(AIM) Take the line containing "Clone this chart in Plotly." as the first line and the line containing "cluster_n = [173, 115, 88, 184]" as the last, and output that span verbatim without any images.

(INPUT MATERIAL)
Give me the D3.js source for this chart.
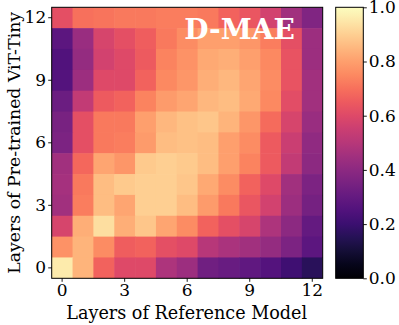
---
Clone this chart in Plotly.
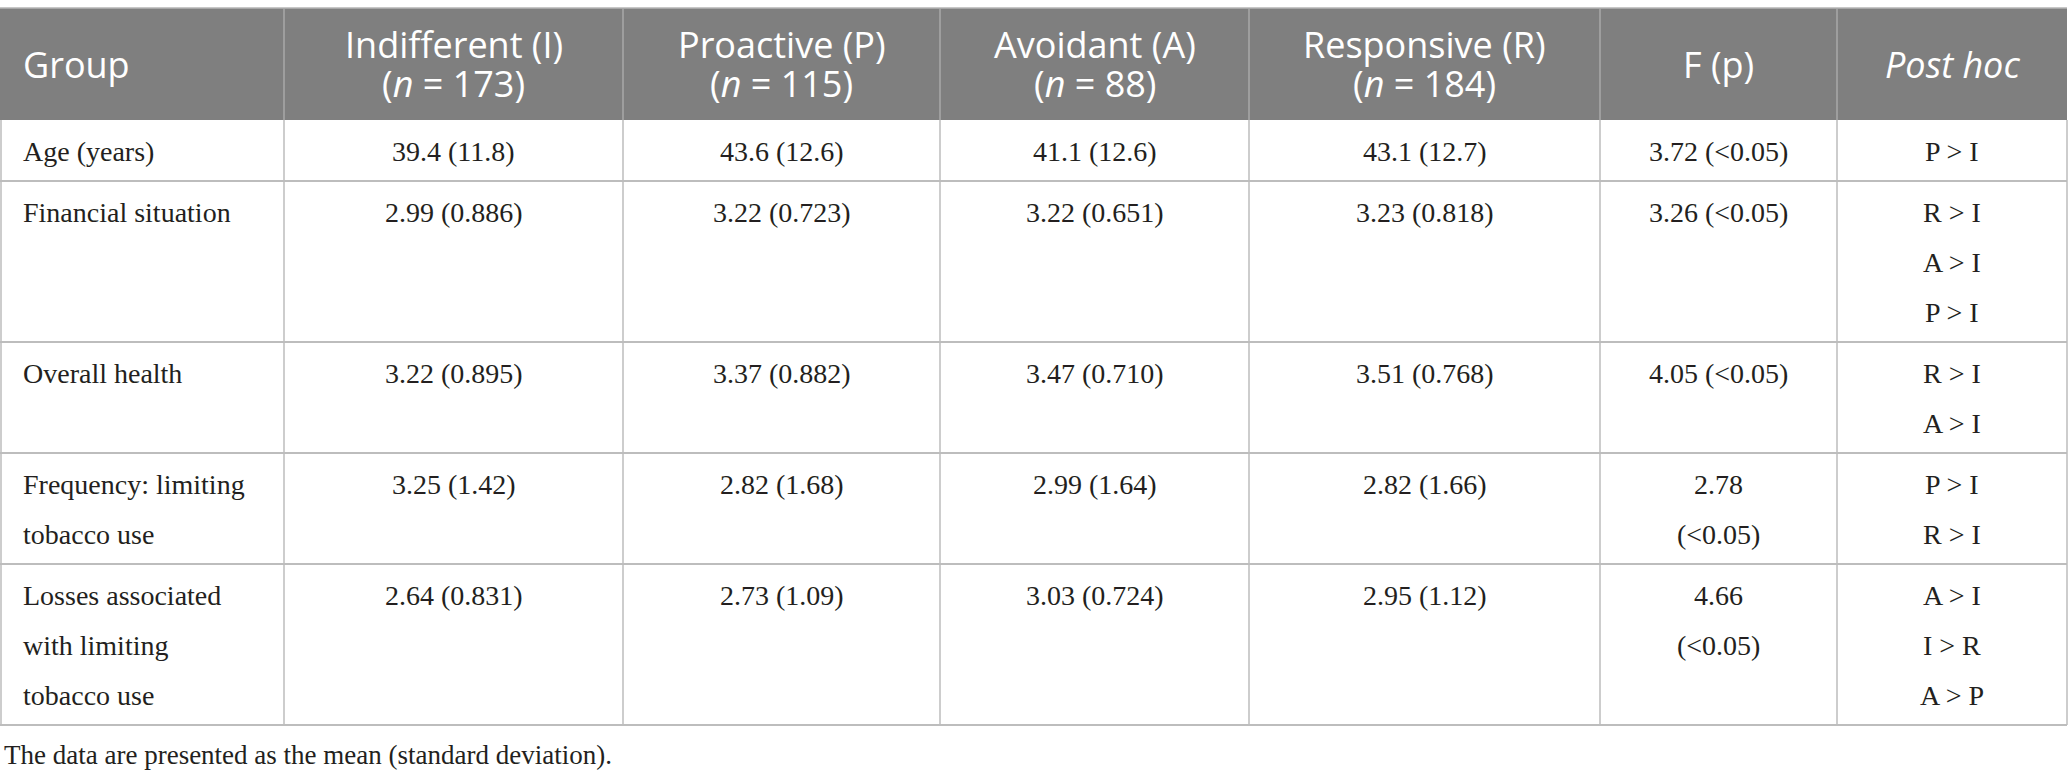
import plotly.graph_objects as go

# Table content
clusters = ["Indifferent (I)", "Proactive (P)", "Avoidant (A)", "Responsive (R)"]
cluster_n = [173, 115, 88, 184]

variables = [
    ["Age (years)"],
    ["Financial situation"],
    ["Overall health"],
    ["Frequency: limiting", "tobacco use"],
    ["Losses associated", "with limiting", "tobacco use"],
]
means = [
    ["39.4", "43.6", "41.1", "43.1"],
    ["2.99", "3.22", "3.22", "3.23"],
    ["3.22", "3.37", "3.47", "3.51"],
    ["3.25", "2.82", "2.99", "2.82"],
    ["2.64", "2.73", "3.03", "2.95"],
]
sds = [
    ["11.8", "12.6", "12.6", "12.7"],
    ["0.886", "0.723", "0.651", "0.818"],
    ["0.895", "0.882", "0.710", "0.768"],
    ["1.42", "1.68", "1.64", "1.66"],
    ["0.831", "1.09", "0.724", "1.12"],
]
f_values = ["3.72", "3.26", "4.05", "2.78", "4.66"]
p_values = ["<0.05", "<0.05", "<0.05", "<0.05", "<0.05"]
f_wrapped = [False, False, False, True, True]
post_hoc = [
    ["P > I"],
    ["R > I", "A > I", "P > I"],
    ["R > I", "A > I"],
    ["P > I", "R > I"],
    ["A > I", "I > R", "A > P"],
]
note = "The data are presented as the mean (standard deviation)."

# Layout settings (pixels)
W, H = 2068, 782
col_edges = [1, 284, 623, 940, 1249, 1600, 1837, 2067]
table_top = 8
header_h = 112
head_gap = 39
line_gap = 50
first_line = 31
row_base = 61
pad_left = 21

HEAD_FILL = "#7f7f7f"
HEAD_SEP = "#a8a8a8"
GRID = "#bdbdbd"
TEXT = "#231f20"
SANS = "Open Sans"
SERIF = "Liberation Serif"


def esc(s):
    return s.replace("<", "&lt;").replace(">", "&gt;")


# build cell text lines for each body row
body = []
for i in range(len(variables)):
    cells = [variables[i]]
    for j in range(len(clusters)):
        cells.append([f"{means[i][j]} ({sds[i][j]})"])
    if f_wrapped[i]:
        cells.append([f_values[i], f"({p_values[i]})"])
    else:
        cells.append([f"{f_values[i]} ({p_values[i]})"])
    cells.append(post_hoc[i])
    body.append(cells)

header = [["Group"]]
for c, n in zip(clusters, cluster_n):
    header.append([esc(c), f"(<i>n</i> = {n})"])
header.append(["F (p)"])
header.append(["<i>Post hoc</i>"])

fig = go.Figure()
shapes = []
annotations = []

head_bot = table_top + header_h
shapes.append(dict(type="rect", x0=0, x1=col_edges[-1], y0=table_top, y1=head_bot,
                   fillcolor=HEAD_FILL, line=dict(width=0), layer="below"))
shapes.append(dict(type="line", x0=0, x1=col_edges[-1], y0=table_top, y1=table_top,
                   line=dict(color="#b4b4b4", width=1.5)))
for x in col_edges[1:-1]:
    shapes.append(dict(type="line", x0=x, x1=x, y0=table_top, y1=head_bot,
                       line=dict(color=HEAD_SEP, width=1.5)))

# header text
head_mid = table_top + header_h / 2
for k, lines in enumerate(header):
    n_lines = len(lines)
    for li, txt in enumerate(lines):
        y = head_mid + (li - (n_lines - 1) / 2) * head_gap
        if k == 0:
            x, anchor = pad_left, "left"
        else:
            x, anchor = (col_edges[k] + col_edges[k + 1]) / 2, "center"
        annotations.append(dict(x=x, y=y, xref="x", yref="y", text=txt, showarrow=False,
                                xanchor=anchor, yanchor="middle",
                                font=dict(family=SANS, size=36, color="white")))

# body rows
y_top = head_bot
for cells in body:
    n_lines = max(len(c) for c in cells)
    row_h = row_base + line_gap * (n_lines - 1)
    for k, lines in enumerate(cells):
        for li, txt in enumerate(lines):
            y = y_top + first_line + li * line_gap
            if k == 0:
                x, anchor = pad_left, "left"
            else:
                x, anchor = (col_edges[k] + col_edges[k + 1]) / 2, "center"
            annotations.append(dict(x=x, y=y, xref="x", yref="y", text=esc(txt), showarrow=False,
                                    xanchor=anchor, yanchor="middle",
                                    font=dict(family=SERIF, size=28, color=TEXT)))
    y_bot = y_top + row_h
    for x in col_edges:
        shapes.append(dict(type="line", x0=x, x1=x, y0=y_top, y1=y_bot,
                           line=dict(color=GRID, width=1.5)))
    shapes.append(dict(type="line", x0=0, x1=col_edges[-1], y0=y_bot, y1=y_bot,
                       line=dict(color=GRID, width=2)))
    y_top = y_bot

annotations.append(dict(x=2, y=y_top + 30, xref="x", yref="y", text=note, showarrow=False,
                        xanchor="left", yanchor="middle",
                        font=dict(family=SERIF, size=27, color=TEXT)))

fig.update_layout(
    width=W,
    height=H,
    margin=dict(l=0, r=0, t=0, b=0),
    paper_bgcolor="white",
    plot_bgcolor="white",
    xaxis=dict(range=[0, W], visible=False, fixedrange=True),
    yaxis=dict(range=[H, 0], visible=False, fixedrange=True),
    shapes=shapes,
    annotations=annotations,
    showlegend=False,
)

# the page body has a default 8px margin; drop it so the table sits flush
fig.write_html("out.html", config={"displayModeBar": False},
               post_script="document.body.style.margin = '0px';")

(RESPONSE BELOW)
Clone this chart in Plotly.
import plotly.graph_objects as go

# Table content
clusters = ["Indifferent (I)", "Proactive (P)", "Avoidant (A)", "Responsive (R)"]
cluster_n = [173, 115, 88, 184]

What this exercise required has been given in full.